**AIM OF THE TASK**
Reproduce exactly, with no pictures, each line from the opening of the material down through the line containing "facecolor='black', edgecolor='none', zorder=0))".

**RECORDED DATA**
____________________

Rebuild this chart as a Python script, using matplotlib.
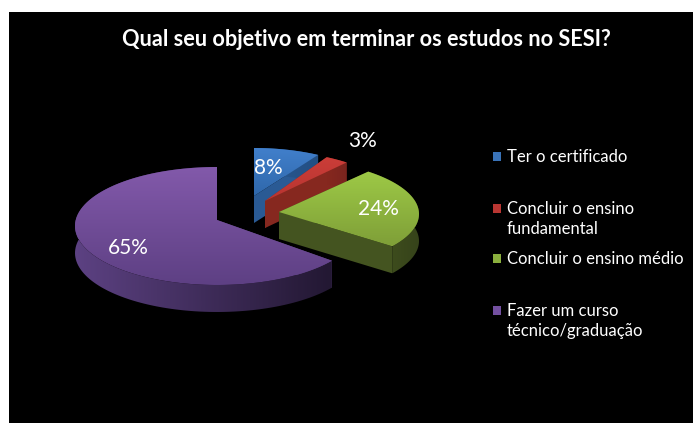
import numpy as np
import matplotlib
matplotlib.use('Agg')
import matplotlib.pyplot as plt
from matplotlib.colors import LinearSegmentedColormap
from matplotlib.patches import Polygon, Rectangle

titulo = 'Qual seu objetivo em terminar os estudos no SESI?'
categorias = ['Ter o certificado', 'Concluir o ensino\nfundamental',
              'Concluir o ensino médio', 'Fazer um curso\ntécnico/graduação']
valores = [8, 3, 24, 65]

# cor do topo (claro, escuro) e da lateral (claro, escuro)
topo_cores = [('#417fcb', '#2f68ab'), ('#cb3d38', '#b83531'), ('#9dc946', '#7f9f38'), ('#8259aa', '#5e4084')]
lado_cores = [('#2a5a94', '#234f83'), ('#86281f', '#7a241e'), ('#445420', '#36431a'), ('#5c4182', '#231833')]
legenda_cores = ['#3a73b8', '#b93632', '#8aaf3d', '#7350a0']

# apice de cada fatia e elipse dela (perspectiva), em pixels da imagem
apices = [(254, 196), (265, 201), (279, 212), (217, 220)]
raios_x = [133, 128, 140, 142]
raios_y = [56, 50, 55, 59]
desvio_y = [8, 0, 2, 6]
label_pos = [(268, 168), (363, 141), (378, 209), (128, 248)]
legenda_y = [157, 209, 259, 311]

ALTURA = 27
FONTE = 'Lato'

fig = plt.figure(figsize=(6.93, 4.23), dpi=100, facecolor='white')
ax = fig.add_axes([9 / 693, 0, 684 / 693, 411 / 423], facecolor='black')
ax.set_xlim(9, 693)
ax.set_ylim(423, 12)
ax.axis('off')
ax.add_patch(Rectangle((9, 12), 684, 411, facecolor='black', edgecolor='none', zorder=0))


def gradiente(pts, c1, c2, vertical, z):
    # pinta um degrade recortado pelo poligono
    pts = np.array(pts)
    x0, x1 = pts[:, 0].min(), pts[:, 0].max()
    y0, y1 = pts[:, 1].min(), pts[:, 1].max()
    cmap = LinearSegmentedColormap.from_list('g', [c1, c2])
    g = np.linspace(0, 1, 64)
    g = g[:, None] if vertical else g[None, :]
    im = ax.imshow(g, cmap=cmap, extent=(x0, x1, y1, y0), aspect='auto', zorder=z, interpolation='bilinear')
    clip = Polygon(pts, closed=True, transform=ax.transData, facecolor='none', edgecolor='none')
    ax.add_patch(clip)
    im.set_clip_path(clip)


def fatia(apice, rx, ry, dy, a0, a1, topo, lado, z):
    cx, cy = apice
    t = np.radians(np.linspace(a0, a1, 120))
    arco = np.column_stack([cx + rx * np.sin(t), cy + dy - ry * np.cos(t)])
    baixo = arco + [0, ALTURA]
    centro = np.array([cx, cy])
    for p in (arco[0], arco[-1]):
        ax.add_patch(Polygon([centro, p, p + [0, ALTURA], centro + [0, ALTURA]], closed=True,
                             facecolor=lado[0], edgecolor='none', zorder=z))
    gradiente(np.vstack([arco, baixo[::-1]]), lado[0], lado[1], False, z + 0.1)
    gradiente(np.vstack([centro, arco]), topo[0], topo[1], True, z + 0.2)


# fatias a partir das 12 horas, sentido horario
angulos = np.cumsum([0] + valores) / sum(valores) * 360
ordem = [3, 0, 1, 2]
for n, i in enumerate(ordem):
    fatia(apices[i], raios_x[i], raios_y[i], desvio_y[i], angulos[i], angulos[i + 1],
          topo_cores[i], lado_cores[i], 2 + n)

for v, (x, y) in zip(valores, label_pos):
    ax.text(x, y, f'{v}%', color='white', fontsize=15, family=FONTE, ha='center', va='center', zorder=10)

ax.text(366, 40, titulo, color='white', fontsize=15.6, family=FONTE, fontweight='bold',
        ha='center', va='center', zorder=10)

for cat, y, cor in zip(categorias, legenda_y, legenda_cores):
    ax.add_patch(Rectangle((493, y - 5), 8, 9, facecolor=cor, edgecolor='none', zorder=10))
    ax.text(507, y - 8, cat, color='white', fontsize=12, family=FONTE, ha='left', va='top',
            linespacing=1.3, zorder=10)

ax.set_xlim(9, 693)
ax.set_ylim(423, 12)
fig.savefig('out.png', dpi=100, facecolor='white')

____________________

**FINISHED ANSWER**
Rebuild this chart as a Python script, using matplotlib.
import numpy as np
import matplotlib
matplotlib.use('Agg')
import matplotlib.pyplot as plt
from matplotlib.colors import LinearSegmentedColormap
from matplotlib.patches import Polygon, Rectangle

titulo = 'Qual seu objetivo em terminar os estudos no SESI?'
categorias = ['Ter o certificado', 'Concluir o ensino\nfundamental',
              'Concluir o ensino médio', 'Fazer um curso\ntécnico/graduação']
valores = [8, 3, 24, 65]

# cor do topo (claro, escuro) e da lateral (claro, escuro)
topo_cores = [('#417fcb', '#2f68ab'), ('#cb3d38', '#b83531'), ('#9dc946', '#7f9f38'), ('#8259aa', '#5e4084')]
lado_cores = [('#2a5a94', '#234f83'), ('#86281f', '#7a241e'), ('#445420', '#36431a'), ('#5c4182', '#231833')]
legenda_cores = ['#3a73b8', '#b93632', '#8aaf3d', '#7350a0']

# apice de cada fatia e elipse dela (perspectiva), em pixels da imagem
apices = [(254, 196), (265, 201), (279, 212), (217, 220)]
raios_x = [133, 128, 140, 142]
raios_y = [56, 50, 55, 59]
desvio_y = [8, 0, 2, 6]
label_pos = [(268, 168), (363, 141), (378, 209), (128, 248)]
legenda_y = [157, 209, 259, 311]

ALTURA = 27
FONTE = 'Lato'

fig = plt.figure(figsize=(6.93, 4.23), dpi=100, facecolor='white')
ax = fig.add_axes([9 / 693, 0, 684 / 693, 411 / 423], facecolor='black')
ax.set_xlim(9, 693)
ax.set_ylim(423, 12)
ax.axis('off')
ax.add_patch(Rectangle((9, 12), 684, 411, facecolor='black', edgecolor='none', zorder=0))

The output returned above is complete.